How easy (or difficult) it is to learn and use a programming language depends in a significant way on how consistent different constructs of that language can be used and applied. A high degree of consistency also helps to avoid mistakes, thus making it a crucial aspect for building quality software. In this article I will show how well Julia and Python perform in this area.
Using ranges and indexing as an example, I will first illustrate how the two languages differ in the usage of these concepts and then explain the rationales behind it.
Ranges
In Programming a range of numbers, specified by a lower bound and an upper bound, is an often-used concept. Let’s have a look on how it is applied in both languages.
A range of integers
If we need, let’s say a range of integers from 4 to 10, this is expressed as follows:
Python: range(4,11) Julia: 4:10
In Julia the lower bound and the upper bound are inclusive when specifying a range, whereas in Python the lower bound is inclusive and the upper bound exclusive. So we have to give an upper bound of 11, if we want numbers up to 10 in Python.

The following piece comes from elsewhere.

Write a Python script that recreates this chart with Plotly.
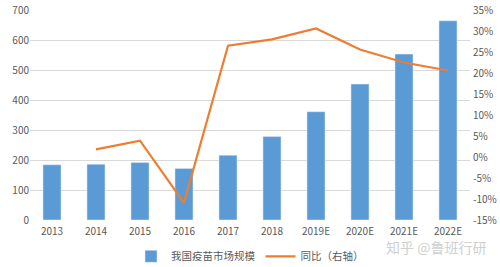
import plotly.graph_objects as go

categories = ["2013", "2014", "2015", "2016", "2017", "2018", "2019E", "2020E", "2021E", "2022E"]
market_size = [184, 186, 192, 172, 216, 278, 361, 453, 553, 664]
yoy_pct = [None, 1.8, 3.9, -10.9, 26.5, 28.0, 30.6, 25.6, 22.5, 20.6]

left_ticks = [0, 100, 200, 300, 400, 500, 600, 700]
right_ticks = [-15, -10, -5, 0, 5, 10, 15, 20, 25, 30, 35]

font_color = "#595959"
fig = go.Figure()
fig.add_trace(go.Bar(x=categories, y=market_size, name="我国疫苗市场规模",
                     marker_color="#5B9BD5", yaxis="y"))
fig.add_trace(go.Scatter(x=categories, y=yoy_pct, name="同比（右轴）", mode="lines",
                         line=dict(color="#ED7D31", width=2.2), yaxis="y2"))

fig.update_layout(
    width=500, height=267,
    margin=dict(l=30, r=30, t=10, b=47, autoexpand=False),
    paper_bgcolor="white", plot_bgcolor="white",
    font=dict(family="Noto Sans CJK SC, Noto Sans, sans-serif", size=10, color=font_color),
    bargap=0.59,
    showlegend=True,
    legend=dict(orientation="h", x=0.5, xanchor="center", y=0.04, yanchor="middle",
                yref="container", font=dict(size=10.5, color=font_color),
                itemwidth=30, tracegroupgap=0),
    xaxis=dict(showgrid=False, showline=False, ticks="", ticklabelstandoff=4,
               tickfont=dict(size=10, color=font_color)),
    yaxis=dict(range=[0, 700], tickvals=left_ticks, showgrid=True, gridcolor="#D9D9D9",
               gridwidth=1, zeroline=False, ticks="", tickfont=dict(size=10, color=font_color)),
    yaxis2=dict(range=[-15, 35], tickvals=right_ticks,
                ticktext=[f"{v}%" for v in right_ticks], overlaying="y", side="right",
                showgrid=False, zeroline=False, ticks="", ticklabelstandoff=2,
                tickfont=dict(size=10, color=font_color)),
)
fig.add_annotation(text="知乎 @鲁班行研", xref="paper", yref="paper", x=1.04, y=-0.129,
                   xanchor="right", yanchor="middle", showarrow=False,
                   font=dict(size=14, color="#D0D0D0"))
fig.write_html("out.html")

A range of elements from an array
If we have an array a
and want to extract the 4th up to the 10th element, we have to write:
Python: a[3:10] Julia: a[4:10]
In Python indexing of arrays (lists) begins at zero, so the 4th element has an index of 3. And again the upper bound is exclusive. So to specify that we want the elements up to the 10th element (which has index 9), we have to put there a 10.
As we can see here, in Julia the exact same expression as above is used. And it is not only the exact same expression, but the same (range) object. It can be used ‘standalone’ as above or given as an argument to an array for indexing.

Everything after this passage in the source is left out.